Export-Import Bank Wins Reauthorization in House, Will Senate Follow Suit?

Export-Import Bank Wins Reauthorization in House, Will Senate Follow Suit?

Despite opposition from some of the top Republican leaders in the House, the Export-Import Bank was firmly reauthorized in the House today.  The next stop is the Senate, where its fate is uncertain though supporters are optimistic.

The House voted 313-118 today to reauthorize the Bank following two procedural votes today and yesterday that passed by closer margins.   Debate today was intense, with Republicans including Rep. Paul Ryan (R-WI), who is expected to become Speaker of the House later this week, castigating the bank as “crony capitalism.”

The Bank has not been able to issue new loans since its authorization expired on June 30.  An attempt to reauthorize the Bank in July also failed.

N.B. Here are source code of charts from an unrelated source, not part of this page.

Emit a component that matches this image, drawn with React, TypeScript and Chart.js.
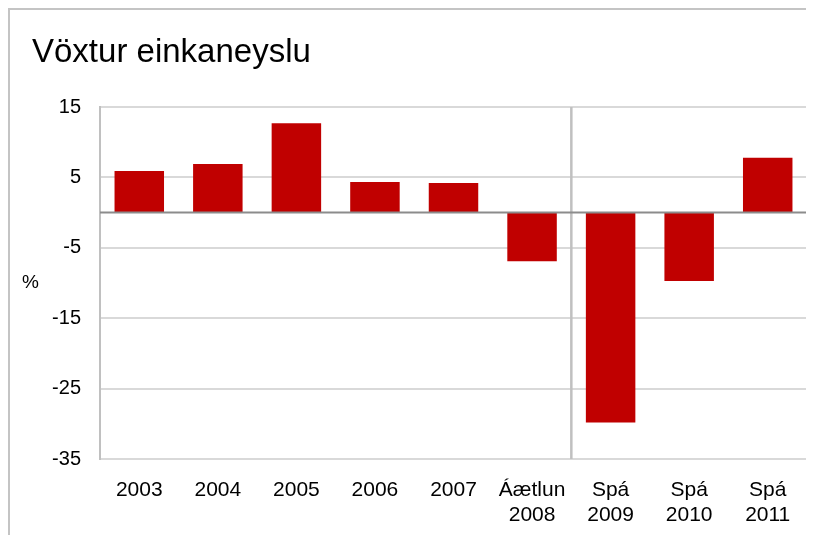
import React, { useEffect, useRef } from "react";
import { Chart, registerables } from "chart.js";

Chart.register(...registerables);

const title = "Vöxtur einkaneyslu";
const yUnit = "%";
const categories: (string | string[])[] = [
  "2003",
  "2004",
  "2005",
  "2006",
  "2007",
  ["Áætlun", "2008"],
  ["Spá", "2009"],
  ["Spá", "2010"],
  ["Spá", "2011"],
];
const values = [5.9, 6.9, 12.7, 4.35, 4.2, -6.9, -29.8, -9.7, 7.8];
const yMin = -35;
const yMax = 15;
const yStep = 10;
const separatorAfterIndex = 5; // line between "Áætlun 2008" and "Spá 2009"

const FONT = "'Liberation Sans', Arial, sans-serif";

const overlayPlugin = {
  id: "overlay",
  afterDatasetsDraw(chart: any) {
    const { ctx, chartArea, scales } = chart;
    const x = scales.x;
    const y = scales.y;
    ctx.save();
    // separator line between actual and forecast
    const sx = (x.getPixelForValue(separatorAfterIndex) + x.getPixelForValue(separatorAfterIndex + 1)) / 2;
    ctx.strokeStyle = "#c0c0c0";
    ctx.lineWidth = 2.5;
    ctx.beginPath();
    ctx.moveTo(sx, chartArea.top);
    ctx.lineTo(sx, chartArea.bottom);
    ctx.stroke();
    // zero line
    const zy = y.getPixelForValue(0);
    ctx.strokeStyle = "#8c8c8c";
    ctx.lineWidth = 2;
    ctx.beginPath();
    ctx.moveTo(chartArea.left, zy);
    ctx.lineTo(chartArea.right, zy);
    ctx.stroke();
    ctx.restore();
  },
  afterDraw(chart: any) {
    const { ctx } = chart;
    ctx.save();
    ctx.fillStyle = "#000";
    ctx.textAlign = "left";
    ctx.textBaseline = "alphabetic";
    ctx.font = `33px ${FONT}`;
    ctx.fillText(title, 22, 52);
    ctx.font = `19px ${FONT}`;
    ctx.textBaseline = "middle";
    ctx.fillText(yUnit, 12, 273);
    ctx.restore();
  },
};

export default function App() {
  const canvasRef = useRef<HTMLCanvasElement>(null);

  useEffect(() => {
    if (!canvasRef.current) return;
    const chart = new Chart(canvasRef.current, {
      type: "bar",
      data: {
        labels: categories,
        datasets: [
          {
            data: values,
            backgroundColor: "#c00000",
            borderWidth: 0,
            barPercentage: 0.63,
            categoryPercentage: 1,
          },
        ],
      },
      options: {
        animation: false,
        responsive: false,
        maintainAspectRatio: false,
        layout: { padding: { left: 0, right: 7, top: 97, bottom: 0 } },
        plugins: {
          legend: { display: false },
          title: { display: false },
          tooltip: { enabled: false },
        },
        scales: {
          x: {
            grid: { display: false, drawTicks: false },
            border: { display: false },
            ticks: {
              color: "#000",
              padding: 19,
              maxRotation: 0,
              autoSkip: false,
              font: { family: FONT, size: 21, lineHeight: "25px" as any },
            },
            afterFit(scale: any) {
              scale.height = 76;
            },
          },
          y: {
            min: yMin,
            max: yMax,
            ticks: {
              stepSize: yStep,
              color: "#000",
              padding: 19,
              font: { family: FONT, size: 20 },
            },
            grid: { color: "#d9d9d9", lineWidth: 2, drawTicks: false },
            border: { display: true, color: "#c0c0c0", width: 2 },
            afterFit(scale: any) {
              scale.width = 90;
            },
          },
        },
      },
      plugins: [overlayPlugin],
    });
    return () => chart.destroy();
  }, []);

  return (
    <div
      style={{
        borderLeft: "2px solid #c4c4c4",
        borderTop: "2px solid #c4c4c4",
        width: 804,
        height: 525,
        position: "relative",
      }}
    >
      <canvas ref={canvasRef} width={804} height={525} style={{ display: "block" }} />
    </div>
  );
}
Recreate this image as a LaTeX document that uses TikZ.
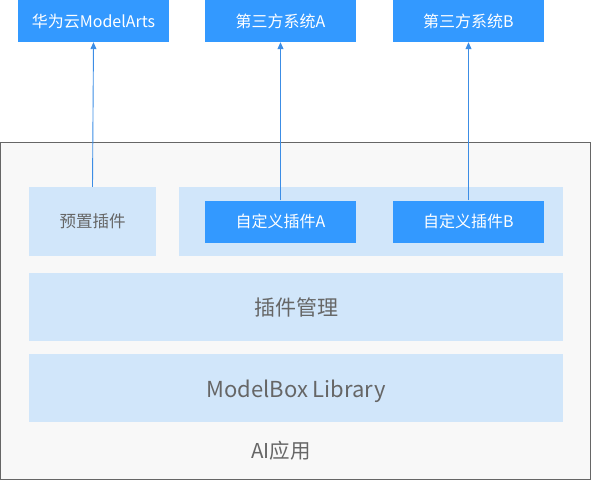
\documentclass[tikz,border=0pt]{standalone}
\usepackage{fontspec}
\setmainfont{Noto Sans CJK SC}
\usetikzlibrary{arrows.meta}
\definecolor{bblue}{HTML}{3399FF}
\definecolor{lblue}{HTML}{D1E6FA}
\definecolor{tgray}{HTML}{666666}
\definecolor{fgray}{HTML}{F8F8F8}
\definecolor{ablue}{HTML}{3C8DE5}
\begin{document}
\begin{tikzpicture}[x=1pt,y=-1pt,
  topbox/.style={fill=bblue,draw=none,inner sep=0pt,text=white,font=\fontsize{16}{19}\selectfont},
  lightbox/.style={fill=lblue,draw=none,inner sep=0pt,text=tgray},
  arr/.style={draw=ablue,line width=0.9pt,-{Triangle[width=6pt,length=7pt]}}]
\useasboundingbox (0,0) rectangle (592,480);
% outer frame
\path[fill=fgray,draw=tgray,line width=1pt] (0.5,142.5) rectangle (590.5,479.5);
\node[anchor=center,text=tgray,font=\fontsize{20.5}{24}\selectfont] (ai) at (281,451) {AI应用};
% top boxes
\node[topbox,minimum width=151pt,minimum height=42pt] (m) at (93.5,21) {华为云ModelArts};
\node[topbox,minimum width=151pt,minimum height=42pt] (sa) at (280.5,21) {第三方系统A};
\node[topbox,minimum width=151pt,minimum height=42pt] (sb) at (468.5,21) {第三方系统B};
% second row
\node[lightbox,minimum width=127pt,minimum height=69pt,font=\fontsize{16.5}{19}\selectfont] (pre) at (92.5,221.5) {预置插件};
\node[lightbox,minimum width=384pt,minimum height=69pt] (grp) at (371,221.5) {};
\node[topbox,minimum width=151pt,minimum height=42pt] (ca) at (280.5,221.5) {自定义插件A};
\node[topbox,minimum width=151pt,minimum height=42pt] (cb) at (468.5,221.5) {自定义插件B};
% layers
\node[lightbox,minimum width=534pt,minimum height=68pt,font=\fontsize{21}{25}\selectfont] (pm) at (296,307) {插件管理};
\node[lightbox,minimum width=534pt,minimum height=68pt] (lib) at (296,388) {};
\node[text=tgray,inner sep=0pt,font=\fontsize{22}{26}\selectfont,yshift=-3pt] (libt) at (lib.center) {ModelBox Library};
% arrows
\draw[arr] (pre.north) -- (m.south);
\draw[arr] (ca.north) -- (sa.south);
\draw[arr] (cb.north) -- (sb.south);
\end{tikzpicture}
\end{document}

Created in 1934, the Bank needs to be periodically reauthorized, a step taken with little notice until recently.  The Bank helps provide financing for U.S. exports, including
communications satellites, for example.  The Aerospace Industries
Association (AIA) and the Satellite Industry Association are among its
supporters.  Orbital ATK President and CEO David Thompson repeated today during an investors conference call on the company’s third quarter results that it lost a satellite manufacturing contract because of the hiatus in Ex-Im financing.

Some conservative Republicans and liberal Democrats oppose the Bank on the grounds that it is a government subsidy — corporate welfare for a few big companies like Boeing and General Electric — while others hail the Bank as an important jobs creator by facilitating U.S. exports.

Supporters have consistently argued that a majority of the House supports the Bank, but Republican leaders have not allowed the issue to be voted on by the full House.  Instead, the bill to reauthorize the Bank has been held in the House Financial Services Committee, chaired by Rep. Jeb Hensarling (R-TX) who opposes the Bank. The bill only reached the floor for a vote today because another Republican, Rep. Steve Fincher (R-TN), employed a rarely-used parliamentary procedure called a discharge petition to get it out of committee.

Despite the fractious debate today where Hensarling, Ryan and House Majority Leader Keven McCarthy (R-CA) were among the party leaders lambasting the Bank, 127 Republicans voted in favor of reauthorization.   They joined 186 Democrats supporting the Bank, while 117 Republicans and 1 Democrat (Alan Grayson of Florida) voted against it.

AIA issued a statement this evening praising the House action.  Asserting that U.S. companies have lost three satellite orders since the Bank’s authorization lapsed, AIA urged the House and Senate “to join in a cooperative, bipartisan spirit” to put it back in business.

It is now up to the Senate to act.  The House passed a stand-alone bill, H.R. 597, but Senate Majority Leader Mitch McConnell (R-KY) insists that he will not take up such a bill on its own, only as part of other legislation.  The Senate voted in July to approve reauthorization as part of legislation to continue spending from the Highway Trust Fund.  In that case, the House refused to bring the Senate bill to the floor and instead passed a separate Highway Trust Fund bill without the Ex-Im Bank provision.  Due to timing constraints, the Senate was forced to agree.

Bank supporters are optimistic that the Senate will agree to reauthorize the Bank this week.  One possible legislative vehicle is the latest Highway Trust Fund extension, which also passed the House today.   The extension that passed this summer was only through October 29.

House Speaker John Boehner (R-OH) is trying to clear the decks for his
presumptive successor, Ryan, before he leaves on Friday. Passing the Highway Trust Fund extension, the Ex-Im Bank reauthorization, and getting a deal to raise the debt limit and fund the government beyond December 11 when the current Continuing Resolution (CR) expires are all his to-do list.  It looks as though he may have the first two of those completed and a debt limit/budget deal was announced very early this morning though it has yet to pass either the House or Senate.